Devono cambiare i meccanismi della società. La società deve essere al passo con la consapevolezza. I centri antiviolenza, con la nostra associazione, fanno parte di Non Una Di Meno, che ha voluto la manifestazione. Siamo tutti a lavoro con incontri mensili, si è instaurato un dialogo molto forte. Bisogna iniziare dall’educazione, bisogna tutelare la soggettività e la libertà. Le donne stuprate sono in un processo di riconquista della libertà. Noi siamo qui in sostituzione di tutte quelle che hanno subito una violenza o non ci sono più. Non ci arrendiamo, non siamo complici del patriarcato. La libertà non è consumismo. Non dobbiamo avere paura ma fare in modo che le nostre strade siano sicure. E soprattutto non dobbiamo essere divise:se una donna non è consapevole, la maternità diventa un surrogato. Non ci si deve adeguare ai ruoli poiché si fa confusione tra  differenza sessuale e  ruoli di genere.”                                         

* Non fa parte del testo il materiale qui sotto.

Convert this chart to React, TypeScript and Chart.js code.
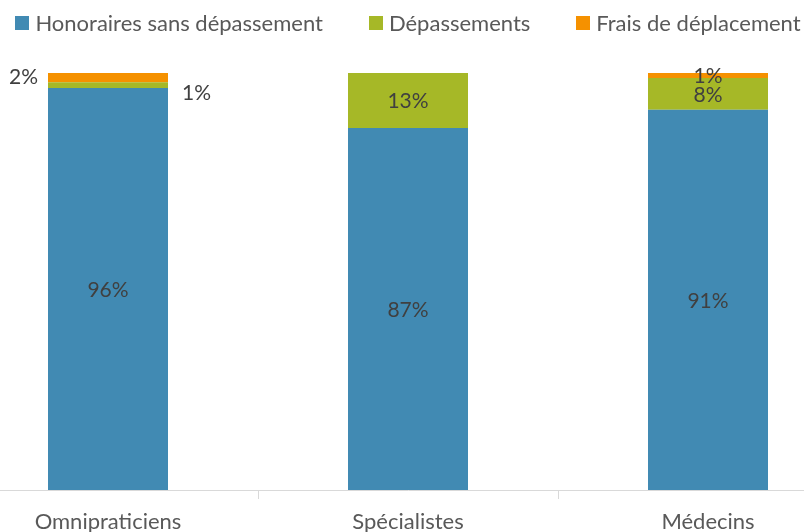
import React, { useEffect, useRef } from 'react';
import { Chart, registerables } from 'chart.js';

Chart.register(...registerables);

const categories = ['Omnipraticiens', 'Spécialistes', 'Médecins'];
const seriesNames = ['Honoraires sans dépassement', 'Dépassements', 'Frais de déplacement'];
const honoraires = [96.4, 86.8, 91.2];
const depassements = [1.4, 13.2, 7.6];
const fraisDeplacement = [2.2, 0, 1.2];
const seriesColors = ['#418AB3', '#A6B827', '#F59100'];

const FONT = 'Lato';
// label placement per "categoryIndex-datasetIndex"
const labelPlacement: Record<string, string> = { '0-1': 'right', '0-2': 'left' };

const labelPlugin = {
  id: 'segLabels',
  afterDatasetsDraw(chart: any) {
    const ctx = chart.ctx;
    ctx.save();
    ctx.font = `21px ${FONT}`;
    ctx.fillStyle = '#404040';
    ctx.textBaseline = 'middle';
    chart.data.datasets.forEach((ds: any, di: number) => {
      const meta = chart.getDatasetMeta(di);
      meta.data.forEach((bar: any, i: number) => {
        const v = ds.data[i];
        if (!v) return;
        const { x, y, base, width } = bar.getProps(['x', 'y', 'base', 'width'], true);
        const cy = (y + base) / 2;
        const place = labelPlacement[`${i}-${di}`] || 'center';
        let tx = x;
        let align = 'center';
        let dy = 1;
        if (place === 'left') { tx = x - width / 2 - 10; align = 'right'; dy = 0; }
        if (place === 'right') { tx = x + width / 2 + 14; align = 'left'; dy = 8; }
        ctx.textAlign = align;
        ctx.fillText(Math.round(v) + '%', tx, cy + dy);
      });
    });
    ctx.restore();
  },
};

export default function App() {
  const ref = useRef<HTMLCanvasElement | null>(null);

  useEffect(() => {
    if (!ref.current) return;
    const seriesData = [honoraires, depassements, fraisDeplacement];
    const chart = new Chart(ref.current, {
      type: 'bar',
      data: {
        labels: categories,
        datasets: seriesNames.map((name, k) => ({
          label: name,
          data: seriesData[k],
          backgroundColor: seriesColors[k],
          borderWidth: 0,
          barPercentage: 0.4,
          categoryPercentage: 1.0,
        })),
      },
      options: {
        responsive: false,
        animation: false,
        layout: { padding: { top: 73, bottom: 0, left: 0, right: 0 } },
        plugins: {
          legend: { display: false },
          tooltip: { enabled: false },
        },
        scales: {
          x: {
            stacked: true,
            afterFit: (scale: any) => { scale.height = 42; },
            grid: {
              drawOnChartArea: false,
              drawTicks: true,
              tickLength: 9,
              color: '#D9D9D9',
              offset: true,
            },
            border: { color: '#D9D9D9', width: 1 },
            ticks: {
              color: '#595959',
              font: { size: 22, family: FONT },
              padding: 10,
            },
          },
          y: {
            stacked: true,
            display: false,
            min: 0,
            max: 100,
          },
        },
      },
      plugins: [labelPlugin],
    });
    return () => chart.destroy();
  }, []);

  return (
    <div
      style={{
        position: 'fixed',
        left: 0,
        top: 0,
        width: 804,
        height: 532,
        overflow: 'hidden',
        background: '#fff',
      }}
    >
      <div
        style={{
          position: 'absolute',
          left: 0,
          top: 11,
          width: 816,
          height: 24,
          display: 'flex',
          justifyContent: 'center',
          alignItems: 'center',
          gap: 46,
          fontFamily: FONT,
          fontSize: 22,
          color: '#595959',
          whiteSpace: 'nowrap',
          zIndex: 2,
        }}
      >
        {seriesNames.map((name, k) => (
          <div key={name} style={{ display: 'flex', alignItems: 'center', gap: 6 }}>
            <span style={{ display: 'inline-block', width: 14, height: 14, background: seriesColors[k] }} />
            <span style={{ lineHeight: '24px' }}>{name}</span>
          </div>
        ))}
      </div>
      <canvas
        ref={ref}
        width={900}
        height={532}
        style={{ position: 'absolute', left: -42, top: 0, width: 900, height: 532 }}
      />
    </div>
  );
}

Le disuguaglianze sono ancora tante e la cultura in Italia deve progredire, al contrario dei paesi nordici, dove c’è una minore disparità di genere. L’evoluzione dovrebbe  partire  proprio dall’educazione. Un’educazione che  incentiva il rispetto , quel rispetto che manca nel mondo odierno e soprattutto nella cultura musulmana perché le donne vengono schiavizzate e costrette a indossare il chador o il burqa. Tuttavia  il cambiamento è in atto, un cambiamento a cui ognuna di noi può contribuire. Non subire passivamente è solo l’inizio di una grande rivoluzione.